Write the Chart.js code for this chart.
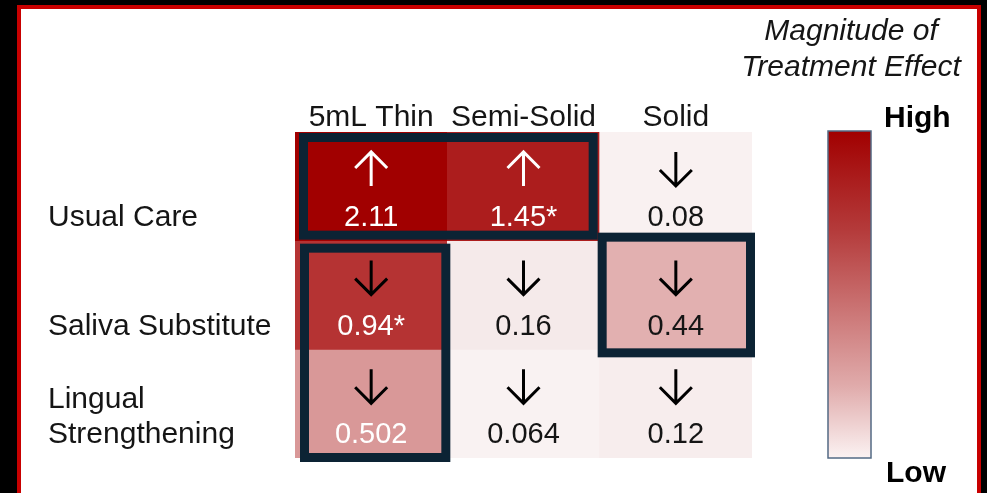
<!DOCTYPE html>
<html>
<head>
<meta charset="utf-8">
<script src="https://cdn.jsdelivr.net/npm/chart.js"></script>
<style>
  html, body { margin: 0; padding: 0; background: #000; width: 987px; height: 493px; overflow: hidden; }
  #frame { position: absolute; left: 17px; top: 5px; width: 964px; height: 540px; box-sizing: border-box;
           border: 4px solid #c80000; background: #fff; }
  #chart { position: absolute; left: 0; top: 0; }
</style>
</head>
<body>
<div id="frame"></div>
<canvas id="chart" width="987" height="493"></canvas>
<script>
const columns = ['5mL Thin', 'Semi-Solid', 'Solid'];
const rows = [['Usual Care'], ['Saliva Substitute'], ['Lingual', 'Strengthening']];
const effects = [
    [2.11, 1.45, 0.08],
    [0.94, 0.16, 0.44],
    [0.502, 0.064, 0.12]
];
const significant = [
    [false, true, false],
    [true, false, false],
    [false, false, false]
];
const directions = [
    ['up', 'up', 'down'],
    ['down', 'down', 'down'],
    ['down', 'down', 'down']
];
// outlined groups of cells: [firstCol, lastCol, firstRow, lastRow]
const highlights = [[0, 1, 0, 0], [0, 0, 1, 2], [2, 2, 1, 1]];
const legendTitle = ['Magnitude of', 'Treatment Effect'];
const legendEnds = ['High', 'Low'];

// colour scale: effect size -> rgb
const colorStops = [
    [0, [252, 247, 247]],
    [0.16, [245, 234, 234]],
    [0.44, [226, 176, 176]],
    [0.5, [217, 152, 152]],
    [0.94, [181, 51, 51]],
    [2.11, [161, 0, 0]]
];

function heatColor(v) {
    for (let k = 1; k < colorStops.length; k++) {
        const [v0, c0] = colorStops[k - 1];
        const [v1, c1] = colorStops[k];
        if (v <= v1 || k === colorStops.length - 1) {
            const t = Math.max(0, Math.min(1, (v - v0) / (v1 - v0)));
            const c = c0.map((a, i) => Math.round(a + (c1[i] - a) * t));
            return `rgb(${c[0]}, ${c[1]}, ${c[2]})`;
        }
    }
}

const FONT = '"Liberation Sans", Arial, sans-serif';
const INK = '#151515';
const BOX = '#0c2334';
// hand-drawn look of the outlines: grow per side [left, top, right, bottom]
const boxGrow = [[-4, -1, -2, -1], [-5, -3, 3, 4], [2, 8, 3, 8]];

function drawArrow(ctx, x, y, dir, color) {
    const h = 34, w = 16, s = dir === 'up' ? -1 : 1;
    const tipY = y + s * h / 2, tailY = y - s * h / 2;
    ctx.beginPath();
    ctx.moveTo(x, tailY);
    ctx.lineTo(x, tipY);
    ctx.moveTo(x - w, tipY - s * w);
    ctx.lineTo(x, tipY);
    ctx.lineTo(x + w, tipY - s * w);
    ctx.strokeStyle = color;
    ctx.lineWidth = 3;
    ctx.lineJoin = 'miter';
    ctx.stroke();
}

const annotations = {
    id: 'annotations',
    afterDatasetsDraw(chart) {
        const ctx = chart.ctx;
        const xs = chart.scales.x, ys = chart.scales.y;
        const area = chart.chartArea;
        const colW = xs.getPixelForValue(1) - xs.getPixelForValue(0);
        const colEdge = j => xs.getPixelForValue(0) - colW / 2 + j * colW;
        ctx.save();

        // outlines round the highlighted cells
        highlights.forEach(([c0, c1, r0, r1], k) => {
            const [gl, gt, gr, gb] = boxGrow[k];
            const lw = 9;
            const x0 = colEdge(c0) - gl, x1 = colEdge(c1 + 1) + gr;
            const y0 = ys.getPixelForValue(r0) - gt, y1 = ys.getPixelForValue(r1 + 1) + gb;
            ctx.strokeStyle = BOX;
            ctx.lineWidth = lw;
            ctx.strokeRect(x0 + lw / 2, y0 + lw / 2, x1 - x0 - lw, y1 - y0 - lw);
        });

        // arrows and values
        ctx.textAlign = 'center';
        ctx.textBaseline = 'middle';
        ctx.font = `29px ${FONT}`;
        effects.forEach((row, i) => {
            row.forEach((v, j) => {
                const x = xs.getPixelForValue(j);
                const dir = directions[i][j];
                drawArrow(ctx, x, ys.getPixelForValue(i + 0.34), dir, dir === 'up' ? '#ffffff' : '#000000');
                ctx.fillStyle = v >= 0.5 ? '#ffffff' : INK;
                ctx.fillText(String(v) + (significant[i][j] ? '*' : ''), x, ys.getPixelForValue(i + 0.79));
            });
        });

        // column labels
        ctx.font = `30px ${FONT}`;
        ctx.fillStyle = INK;
        columns.forEach((c, j) => ctx.fillText(c, xs.getPixelForValue(j), area.top - 14));

        // row labels
        ctx.textAlign = 'left';
        rows.forEach((lines, i) => {
            const base = ys.getPixelForValue(i + 0.79);
            lines.forEach((t, n) => ctx.fillText(t, 48, base - (lines.length - 1 - n) * 35));
        });

        // legend
        ctx.textAlign = 'center';
        ctx.font = `italic 30px ${FONT}`;
        legendTitle.forEach((t, n) => ctx.fillText(t, 851, 32 + n * 36));

        const bx = 828, bw = 43, by = area.top - 1, bh = area.bottom - area.top + 1;
        const grad = ctx.createLinearGradient(0, by, 0, by + bh);
        grad.addColorStop(0, heatColor(2.11));
        grad.addColorStop(0.3, '#b43a3a');
        grad.addColorStop(0.55, '#cb7575');
        grad.addColorStop(0.78, '#e0abab');
        grad.addColorStop(1, '#fbf2f2');
        ctx.fillStyle = grad;
        ctx.fillRect(bx, by, bw, bh);
        ctx.strokeStyle = '#536a84';
        ctx.lineWidth = 1.5;
        ctx.strokeRect(bx, by, bw, bh);

        ctx.textAlign = 'left';
        ctx.font = `bold 30px ${FONT}`;
        ctx.fillStyle = '#000';
        ctx.fillText(legendEnds[0], 884, 119);
        ctx.fillText(legendEnds[1], 886, 474);
        ctx.restore();
    }
};

new Chart(document.getElementById('chart'), {
    type: 'bar',
    data: {
        labels: columns,
        datasets: rows.map((r, i) => ({
            label: r.join(' '),
            data: effects[i].map(() => [i, i + 1]),
            backgroundColor: effects[i].map(heatColor),
            borderWidth: 0,
            grouped: false,
            barPercentage: 1,
            categoryPercentage: 1
        }))
    },
    options: {
        responsive: false,
        animation: false,
        layout: { padding: { left: 295, right: 235, top: 132, bottom: 35 } },
        scales: {
            x: { type: 'category', display: false, offset: true },
            y: { type: 'linear', min: 0, max: 3, reverse: true, display: false }
        },
        plugins: { legend: { display: false }, tooltip: { enabled: false } }
    },
    plugins: [annotations]
});
</script>
</body>
</html>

▶ _Short problem_: Leaving out the pictures, repeat the data above exactly.

▶ _Written response_:
Write the Chart.js code for this chart.
<!DOCTYPE html>
<html>
<head>
<meta charset="utf-8">
<script src="https://cdn.jsdelivr.net/npm/chart.js"></script>
<style>
  html, body { margin: 0; padding: 0; background: #000; width: 987px; height: 493px; overflow: hidden; }
  #frame { position: absolute; left: 17px; top: 5px; width: 964px; height: 540px; box-sizing: border-box;
           border: 4px solid #c80000; background: #fff; }
  #chart { position: absolute; left: 0; top: 0; }
</style>
</head>
<body>
<div id="frame"></div>
<canvas id="chart" width="987" height="493"></canvas>
<script>
const columns = ['5mL Thin', 'Semi-Solid', 'Solid'];
const rows = [['Usual Care'], ['Saliva Substitute'], ['Lingual', 'Strengthening']];
const effects = [
    [2.11, 1.45, 0.08],
    [0.94, 0.16, 0.44],
    [0.502, 0.064, 0.12]
];
const significant = [
    [false, true, false],
    [true, false, false],
    [false, false, false]
];
const directions = [
    ['up', 'up', 'down'],
    ['down', 'down', 'down'],
    ['down', 'down', 'down']
];
// outlined groups of cells: [firstCol, lastCol, firstRow, lastRow]
const highlights = [[0, 1, 0, 0], [0, 0, 1, 2], [2, 2, 1, 1]];
const legendTitle = ['Magnitude of', 'Treatment Effect'];
const legendEnds = ['High', 'Low'];

// colour scale: effect size -> rgb
const colorStops = [
    [0, [252, 247, 247]],
    [0.16, [245, 234, 234]],
    [0.44, [226, 176, 176]],
    [0.5, [217, 152, 152]],
    [0.94, [181, 51, 51]],
    [2.11, [161, 0, 0]]
];

function heatColor(v) {
    for (let k = 1; k < colorStops.length; k++) {
        const [v0, c0] = colorStops[k - 1];
        const [v1, c1] = colorStops[k];
        if (v <= v1 || k === colorStops.length - 1) {
            const t = Math.max(0, Math.min(1, (v - v0) / (v1 - v0)));
            const c = c0.map((a, i) => Math.round(a + (c1[i] - a) * t));
            return `rgb(${c[0]}, ${c[1]}, ${c[2]})`;
        }
    }
}

const FONT = '"Liberation Sans", Arial, sans-serif';
const INK = '#151515';
const BOX = '#0c2334';
// hand-drawn look of the outlines: grow per side [left, top, right, bottom]
const boxGrow = [[-4, -1, -2, -1], [-5, -3, 3, 4], [2, 8, 3, 8]];

function drawArrow(ctx, x, y, dir, color) {
    const h = 34, w = 16, s = dir === 'up' ? -1 : 1;
    const tipY = y + s * h / 2, tailY = y - s * h / 2;
    ctx.beginPath();
    ctx.moveTo(x, tailY);
    ctx.lineTo(x, tipY);
    ctx.moveTo(x - w, tipY - s * w);
    ctx.lineTo(x, tipY);
    ctx.lineTo(x + w, tipY - s * w);
    ctx.strokeStyle = color;
    ctx.lineWidth = 3;
    ctx.lineJoin = 'miter';
    ctx.stroke();
}

const annotations = {
    id: 'annotations',
    afterDatasetsDraw(chart) {
        const ctx = chart.ctx;
        const xs = chart.scales.x, ys = chart.scales.y;
        const area = chart.chartArea;
        const colW = xs.getPixelForValue(1) - xs.getPixelForValue(0);
        const colEdge = j => xs.getPixelForValue(0) - colW / 2 + j * colW;
        ctx.save();

        // outlines round the highlighted cells
        highlights.forEach(([c0, c1, r0, r1], k) => {
            const [gl, gt, gr, gb] = boxGrow[k];
            const lw = 9;
            const x0 = colEdge(c0) - gl, x1 = colEdge(c1 + 1) + gr;
            const y0 = ys.getPixelForValue(r0) - gt, y1 = ys.getPixelForValue(r1 + 1) + gb;
            ctx.strokeStyle = BOX;
            ctx.lineWidth = lw;
            ctx.strokeRect(x0 + lw / 2, y0 + lw / 2, x1 - x0 - lw, y1 - y0 - lw);
        });

        // arrows and values
        ctx.textAlign = 'center';
        ctx.textBaseline = 'middle';
        ctx.font = `29px ${FONT}`;
        effects.forEach((row, i) => {
            row.forEach((v, j) => {
                const x = xs.getPixelForValue(j);
                const dir = directions[i][j];
                drawArrow(ctx, x, ys.getPixelForValue(i + 0.34), dir, dir === 'up' ? '#ffffff' : '#000000');
                ctx.fillStyle = v >= 0.5 ? '#ffffff' : INK;
                ctx.fillText(String(v) + (significant[i][j] ? '*' : ''), x, ys.getPixelForValue(i + 0.79));
            });
        });

        // column labels
        ctx.font = `30px ${FONT}`;
        ctx.fillStyle = INK;
        columns.forEach((c, j) => ctx.fillText(c, xs.getPixelForValue(j), area.top - 14));

        // row labels
        ctx.textAlign = 'left';
        rows.forEach((lines, i) => {
            const base = ys.getPixelForValue(i + 0.79);
            lines.forEach((t, n) => ctx.fillText(t, 48, base - (lines.length - 1 - n) * 35));
        });

        // legend
        ctx.textAlign = 'center';
        ctx.font = `italic 30px ${FONT}`;
        legendTitle.forEach((t, n) => ctx.fillText(t, 851, 32 + n * 36));

        const bx = 828, bw = 43, by = area.top - 1, bh = area.bottom - area.top + 1;
        const grad = ctx.createLinearGradient(0, by, 0, by + bh);
        grad.addColorStop(0, heatColor(2.11));
        grad.addColorStop(0.3, '#b43a3a');
        grad.addColorStop(0.55, '#cb7575');
        grad.addColorStop(0.78, '#e0abab');
        grad.addColorStop(1, '#fbf2f2');
        ctx.fillStyle = grad;
        ctx.fillRect(bx, by, bw, bh);
        ctx.strokeStyle = '#536a84';
        ctx.lineWidth = 1.5;
        ctx.strokeRect(bx, by, bw, bh);

        ctx.textAlign = 'left';
        ctx.font = `bold 30px ${FONT}`;
        ctx.fillStyle = '#000';
        ctx.fillText(legendEnds[0], 884, 119);
        ctx.fillText(legendEnds[1], 886, 474);
        ctx.restore();
    }
};

new Chart(document.getElementById('chart'), {
    type: 'bar',
    data: {
        labels: columns,
        datasets: rows.map((r, i) => ({
            label: r.join(' '),
            data: effects[i].map(() => [i, i + 1]),
            backgroundColor: effects[i].map(heatColor),
            borderWidth: 0,
            grouped: false,
            barPercentage: 1,
            categoryPercentage: 1
        }))
    },
    options: {
        responsive: false,
        animation: false,
        layout: { padding: { left: 295, right: 235, top: 132, bottom: 35 } },
        scales: {
            x: { type: 'category', display: false, offset: true },
            y: { type: 'linear', min: 0, max: 3, reverse: true, display: false }
        },
        plugins: { legend: { display: false }, tooltip: { enabled: false } }
    },
    plugins: [annotations]
});
</script>
</body>
</html>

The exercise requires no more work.